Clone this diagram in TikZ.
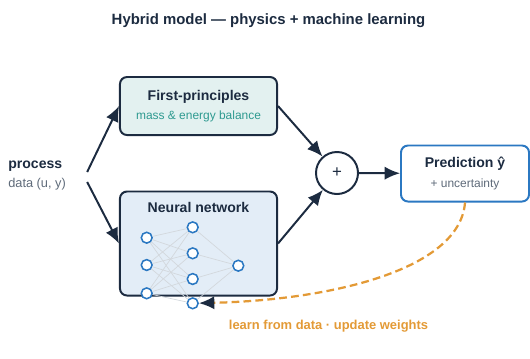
* * *
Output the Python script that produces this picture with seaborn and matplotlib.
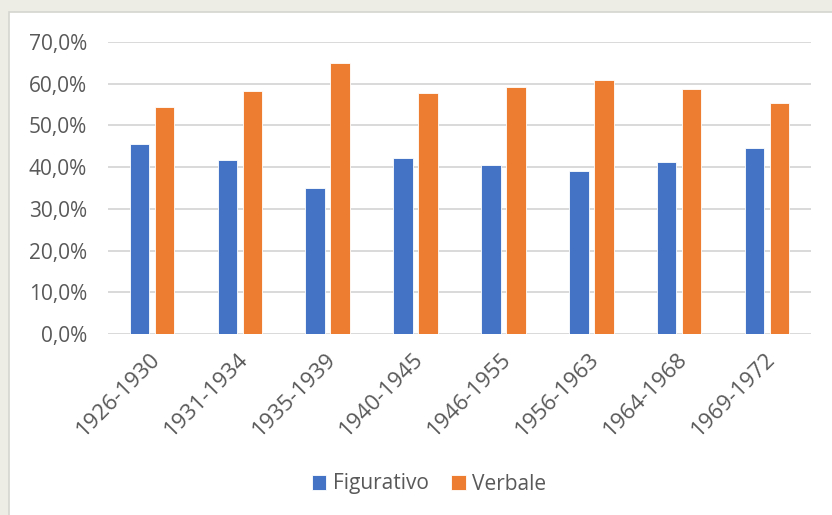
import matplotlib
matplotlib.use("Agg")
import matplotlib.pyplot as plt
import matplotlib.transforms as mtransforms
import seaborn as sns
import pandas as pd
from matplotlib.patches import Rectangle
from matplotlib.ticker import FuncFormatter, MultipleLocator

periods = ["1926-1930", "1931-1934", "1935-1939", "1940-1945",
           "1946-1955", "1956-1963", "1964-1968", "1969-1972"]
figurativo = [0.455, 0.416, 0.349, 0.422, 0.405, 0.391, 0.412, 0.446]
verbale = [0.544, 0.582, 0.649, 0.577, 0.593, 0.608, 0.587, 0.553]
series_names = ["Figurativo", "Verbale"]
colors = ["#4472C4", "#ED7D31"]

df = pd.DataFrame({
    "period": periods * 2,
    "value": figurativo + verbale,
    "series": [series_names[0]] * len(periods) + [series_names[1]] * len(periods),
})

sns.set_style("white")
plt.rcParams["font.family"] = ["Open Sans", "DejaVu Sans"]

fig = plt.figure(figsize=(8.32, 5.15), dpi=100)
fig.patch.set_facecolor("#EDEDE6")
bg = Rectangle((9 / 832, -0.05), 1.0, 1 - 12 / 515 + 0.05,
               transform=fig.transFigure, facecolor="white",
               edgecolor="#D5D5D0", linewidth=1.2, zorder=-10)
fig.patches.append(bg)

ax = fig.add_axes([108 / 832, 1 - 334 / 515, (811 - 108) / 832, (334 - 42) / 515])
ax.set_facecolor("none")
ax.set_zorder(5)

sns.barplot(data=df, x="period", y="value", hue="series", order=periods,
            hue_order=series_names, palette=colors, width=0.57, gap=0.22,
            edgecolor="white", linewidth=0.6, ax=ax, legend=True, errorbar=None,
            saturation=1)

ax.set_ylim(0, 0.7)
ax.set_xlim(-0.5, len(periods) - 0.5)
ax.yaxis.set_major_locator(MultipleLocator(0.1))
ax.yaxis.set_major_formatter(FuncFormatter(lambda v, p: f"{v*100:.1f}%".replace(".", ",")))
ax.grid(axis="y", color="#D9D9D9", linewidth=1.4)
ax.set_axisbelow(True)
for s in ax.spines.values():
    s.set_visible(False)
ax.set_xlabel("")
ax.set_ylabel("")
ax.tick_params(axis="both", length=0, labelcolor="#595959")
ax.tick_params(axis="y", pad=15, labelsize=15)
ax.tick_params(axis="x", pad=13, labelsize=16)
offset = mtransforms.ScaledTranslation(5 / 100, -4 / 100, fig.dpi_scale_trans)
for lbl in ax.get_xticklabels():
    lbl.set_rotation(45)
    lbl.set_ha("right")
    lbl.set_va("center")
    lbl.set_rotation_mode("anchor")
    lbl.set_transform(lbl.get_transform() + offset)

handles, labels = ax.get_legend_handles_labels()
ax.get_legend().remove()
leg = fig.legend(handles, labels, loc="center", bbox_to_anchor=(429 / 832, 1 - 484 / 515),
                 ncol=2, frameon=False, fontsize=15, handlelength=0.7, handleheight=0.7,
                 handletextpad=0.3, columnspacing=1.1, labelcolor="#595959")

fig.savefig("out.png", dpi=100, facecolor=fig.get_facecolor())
* * *
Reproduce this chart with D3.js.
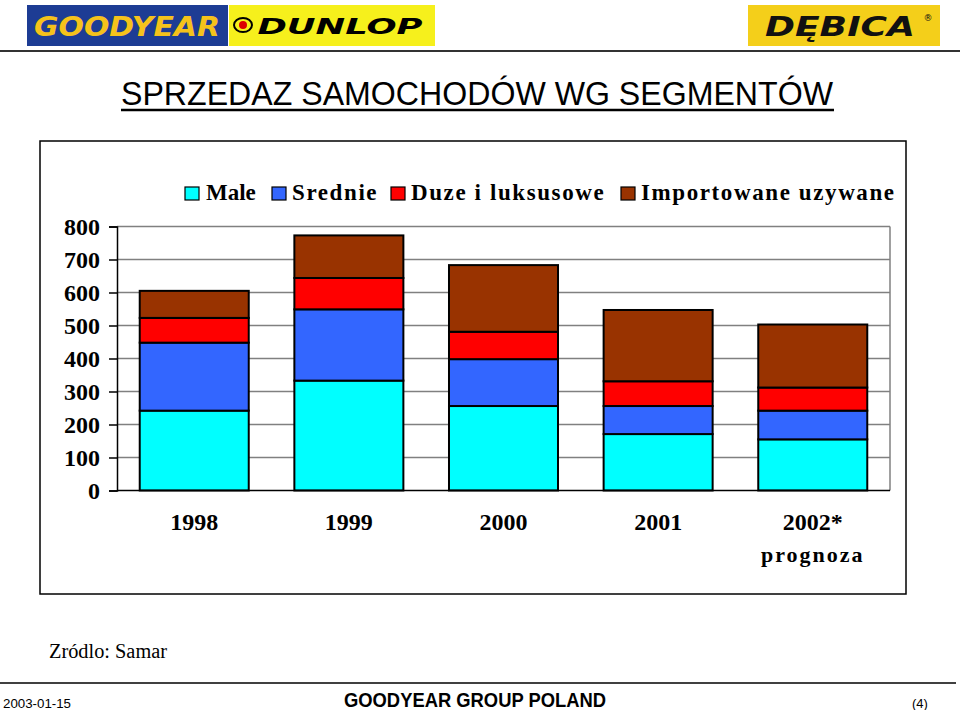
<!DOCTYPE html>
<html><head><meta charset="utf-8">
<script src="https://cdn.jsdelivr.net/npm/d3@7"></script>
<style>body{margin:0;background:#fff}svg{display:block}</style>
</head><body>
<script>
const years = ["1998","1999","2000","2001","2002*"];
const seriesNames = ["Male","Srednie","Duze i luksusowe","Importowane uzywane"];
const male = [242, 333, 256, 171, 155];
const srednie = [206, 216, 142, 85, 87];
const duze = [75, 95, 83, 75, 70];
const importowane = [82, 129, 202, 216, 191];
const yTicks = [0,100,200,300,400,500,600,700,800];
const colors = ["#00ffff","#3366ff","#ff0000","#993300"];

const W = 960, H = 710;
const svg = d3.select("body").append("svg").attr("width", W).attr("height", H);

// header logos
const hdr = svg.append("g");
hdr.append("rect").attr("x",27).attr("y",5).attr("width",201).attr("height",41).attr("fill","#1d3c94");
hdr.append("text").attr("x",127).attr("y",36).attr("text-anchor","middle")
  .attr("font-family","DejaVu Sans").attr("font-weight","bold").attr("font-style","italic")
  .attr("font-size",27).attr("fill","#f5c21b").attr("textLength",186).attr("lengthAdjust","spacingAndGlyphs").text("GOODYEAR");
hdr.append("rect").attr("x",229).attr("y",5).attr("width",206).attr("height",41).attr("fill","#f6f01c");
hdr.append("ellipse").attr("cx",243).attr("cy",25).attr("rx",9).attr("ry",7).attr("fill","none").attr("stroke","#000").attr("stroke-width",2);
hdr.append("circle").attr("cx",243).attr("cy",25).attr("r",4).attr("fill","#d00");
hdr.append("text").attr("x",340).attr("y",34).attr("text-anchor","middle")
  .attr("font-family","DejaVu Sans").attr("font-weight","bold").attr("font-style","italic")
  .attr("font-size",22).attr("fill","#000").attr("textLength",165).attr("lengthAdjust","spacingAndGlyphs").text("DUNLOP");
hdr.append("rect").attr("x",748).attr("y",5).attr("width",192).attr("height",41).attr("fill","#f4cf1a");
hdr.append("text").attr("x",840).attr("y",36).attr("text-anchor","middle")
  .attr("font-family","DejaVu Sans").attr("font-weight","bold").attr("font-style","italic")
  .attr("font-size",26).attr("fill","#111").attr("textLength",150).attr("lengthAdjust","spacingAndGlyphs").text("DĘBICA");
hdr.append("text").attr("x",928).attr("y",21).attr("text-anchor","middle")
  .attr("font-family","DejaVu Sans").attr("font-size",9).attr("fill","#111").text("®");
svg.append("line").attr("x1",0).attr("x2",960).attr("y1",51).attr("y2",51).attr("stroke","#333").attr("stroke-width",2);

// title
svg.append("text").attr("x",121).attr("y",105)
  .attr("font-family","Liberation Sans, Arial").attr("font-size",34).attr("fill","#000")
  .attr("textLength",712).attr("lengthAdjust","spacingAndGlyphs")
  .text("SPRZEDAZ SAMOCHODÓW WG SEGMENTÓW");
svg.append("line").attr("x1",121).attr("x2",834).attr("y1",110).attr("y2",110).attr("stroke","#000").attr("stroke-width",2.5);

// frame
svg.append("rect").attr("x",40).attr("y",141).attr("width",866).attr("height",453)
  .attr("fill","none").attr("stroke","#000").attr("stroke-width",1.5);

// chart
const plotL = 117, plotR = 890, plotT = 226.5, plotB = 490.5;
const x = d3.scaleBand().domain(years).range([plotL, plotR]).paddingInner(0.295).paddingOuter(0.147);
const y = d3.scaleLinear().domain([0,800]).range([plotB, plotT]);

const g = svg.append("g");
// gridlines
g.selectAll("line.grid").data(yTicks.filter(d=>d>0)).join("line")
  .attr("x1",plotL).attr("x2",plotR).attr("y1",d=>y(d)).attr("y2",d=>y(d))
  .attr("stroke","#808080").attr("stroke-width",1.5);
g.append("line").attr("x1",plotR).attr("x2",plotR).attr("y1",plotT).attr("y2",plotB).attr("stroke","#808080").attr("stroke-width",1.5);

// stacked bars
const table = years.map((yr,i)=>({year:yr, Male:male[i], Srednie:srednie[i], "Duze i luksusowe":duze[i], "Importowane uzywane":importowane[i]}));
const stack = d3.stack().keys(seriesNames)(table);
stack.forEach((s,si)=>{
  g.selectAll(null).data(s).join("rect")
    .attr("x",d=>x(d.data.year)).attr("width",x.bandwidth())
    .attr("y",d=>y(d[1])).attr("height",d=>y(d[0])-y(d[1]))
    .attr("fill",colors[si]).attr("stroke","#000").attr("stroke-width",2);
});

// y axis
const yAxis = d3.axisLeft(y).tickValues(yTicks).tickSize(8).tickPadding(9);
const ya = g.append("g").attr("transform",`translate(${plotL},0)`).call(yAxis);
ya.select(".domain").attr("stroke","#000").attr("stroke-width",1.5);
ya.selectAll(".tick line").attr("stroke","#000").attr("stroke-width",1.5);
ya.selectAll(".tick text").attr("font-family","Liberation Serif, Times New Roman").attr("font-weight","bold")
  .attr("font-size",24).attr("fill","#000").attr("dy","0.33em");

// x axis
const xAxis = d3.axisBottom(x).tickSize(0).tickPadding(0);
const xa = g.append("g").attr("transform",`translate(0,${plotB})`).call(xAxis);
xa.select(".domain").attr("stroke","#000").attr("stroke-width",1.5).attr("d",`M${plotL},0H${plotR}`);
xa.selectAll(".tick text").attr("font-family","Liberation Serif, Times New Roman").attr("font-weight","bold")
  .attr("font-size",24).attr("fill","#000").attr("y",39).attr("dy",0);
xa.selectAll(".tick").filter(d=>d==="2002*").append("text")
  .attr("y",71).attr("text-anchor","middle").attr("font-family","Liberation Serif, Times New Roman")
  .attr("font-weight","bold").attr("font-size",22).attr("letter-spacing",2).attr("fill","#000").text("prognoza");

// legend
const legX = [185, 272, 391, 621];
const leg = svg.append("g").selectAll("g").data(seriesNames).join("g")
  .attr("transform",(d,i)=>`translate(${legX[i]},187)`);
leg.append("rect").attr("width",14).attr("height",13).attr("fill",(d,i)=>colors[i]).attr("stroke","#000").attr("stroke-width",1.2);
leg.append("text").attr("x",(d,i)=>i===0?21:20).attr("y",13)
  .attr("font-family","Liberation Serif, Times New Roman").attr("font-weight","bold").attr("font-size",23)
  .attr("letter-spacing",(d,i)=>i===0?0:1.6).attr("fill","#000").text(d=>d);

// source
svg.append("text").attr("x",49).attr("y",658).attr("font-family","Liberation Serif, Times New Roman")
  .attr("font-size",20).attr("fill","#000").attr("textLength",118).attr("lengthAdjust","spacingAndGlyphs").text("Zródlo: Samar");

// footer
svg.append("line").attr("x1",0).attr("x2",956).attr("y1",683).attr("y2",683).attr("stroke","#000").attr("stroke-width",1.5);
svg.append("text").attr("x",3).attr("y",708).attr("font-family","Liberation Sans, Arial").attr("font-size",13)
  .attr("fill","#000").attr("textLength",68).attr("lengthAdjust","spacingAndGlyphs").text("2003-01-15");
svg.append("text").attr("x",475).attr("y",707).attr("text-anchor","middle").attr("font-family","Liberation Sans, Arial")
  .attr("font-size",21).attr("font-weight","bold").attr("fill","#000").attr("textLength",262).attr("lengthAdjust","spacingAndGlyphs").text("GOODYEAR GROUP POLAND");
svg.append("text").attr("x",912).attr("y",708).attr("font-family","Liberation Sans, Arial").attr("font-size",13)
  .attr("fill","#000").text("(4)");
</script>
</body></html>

◆ WHAT IS BEING ASKED ◆
Review the material and copy each line in which the word "seaborn" appears.

◆ EXPECTED ANSWER ◆
Output the Python script that produces this picture with seaborn and matplotlib.
import seaborn as sns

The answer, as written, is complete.